These are the upcoming real estate trends for 2018
There is a higher demand for properties in less populated areas while Gen Z is upstaging millennials as property buyers.
Depending on where you live, 2017 has been a great year or a bust in real estate. Still, consider 2018 a blank slate for sour moments and/or a platform to improve incredible moments. The upcoming trends are not concrete but a glimpse of what may happen in 2018. Like previous years, 2018 is unpredictable.
Make way for these demographics
Generation Z, the people born in 1995 or later, is about to upstage millennials as the superior group. They are already gaining steam with brands and industries and they are barely out of college. Tech-savvy from birth, Generation Z will enter the real estate market with student loans and debt, yet will aim for structure, stability, and an urban lifestyle.
Ignoring Baby Boomers, the seniors born 1946-1964, for younger buyers will cost you in 2018. The demographic is ready to retire now, albeit later than normal. They require a home to live in during the retirement years. Most retirees will downsize for simple living with plenty of amenities to keep them active, alert, and busy. These people couldn’t retire earlier due to poor financial planning and the Great Recession fallout.
The calm before the storm
Thanks to Generation X, Generation Y (millennials), and Baby Boomers, a housing shortage is coming. Top markets will have trouble accommodating buyers and investors in the aforementioned demographics. Home construction will continue to rise, but it may not keep up with upcoming demand. Rising costs of building materials and labor shortages will force contractors’ hand.
Will building companies pay more for materials and workers? Will companies get frugal? Natural disasters like the California Wildfires, Hurricane Harvey, Hurricane Irma, and Hurricane Maria displaced many Americans, making it more complicated to answer these questions.
The populated cities are taking a backseat
If you compare the 10 most populated cities to Urban Land Magazine’s U.S. Markets to Watch in 2018, three populated cities reached the top 10. A fourth made the top 20. It demonstrates buyers and investors leaning toward less populated cities. The populated cities cannot afford to lower real estate costs to compete because the current population’s housing demands forces home prices upward. Therefore, the populated cities are taking a backseat.

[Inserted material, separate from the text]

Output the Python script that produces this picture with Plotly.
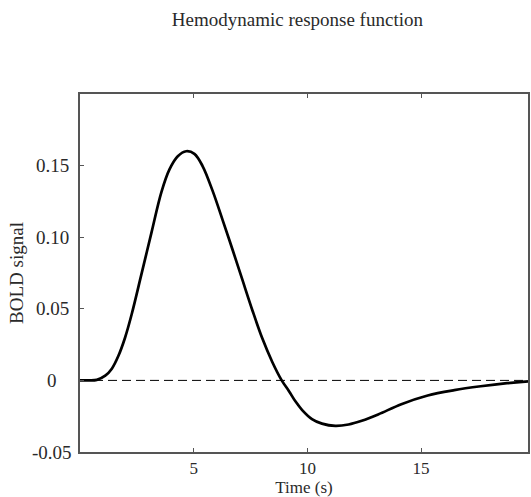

Secondary anchors Fort Lauderdale, Raleigh, and Charleston are in the top 15, yet lacks primary anchors’ population like Los Angeles, Boston, and Chicago. Buyers will sacrifice big city living for a financially stable life, and in some cases, receive the best of both worlds. The secondary cities have substantial local amenities and affordable cost of living without the expensive price tag.
Rental housing grows at a slower pace
The rental market, meanwhile, shows no signs of slowing down. Relocation moves including (but not limited to) college, employment, divorce, newlywed/family and/or new scenery are feeding the demand for rental homes and apartments. Similar to the housing shortage, a wave of buyers and investors are coming, and rental investments depend on whether the demographics can afford to pay the rising cost.
Rental housing’s ‘temporary’ stigma is a major contribution to the slow pace. In one lease, rental accommodations provide shelter for six months to two years at a time, giving tenants the opportunity to decide their next move. However, rental housing will feel more stable if the tenant continues to renew the lease, pay the rent, and obey the modified lease agreement.
The crystal ball-like predictions stem from the year’s emerging trends possibility spilling over into 2018. Real estate agents must stay ahead of the trends by reading about it and preparing for it. In the meantime, concentrate on day-to-day operations, attract new clientele to your list, and keep current clientele happy.
DISCLAIMER: This article expresses my own ideas and opinions. Any information I have shared are from sources that I believe to be reliable and accurate. I did not receive any financial compensation in writing this post, nor do I own any shares in any company I’ve mentioned. I encourage any reader to do their own diligent research first before making any investment decisions.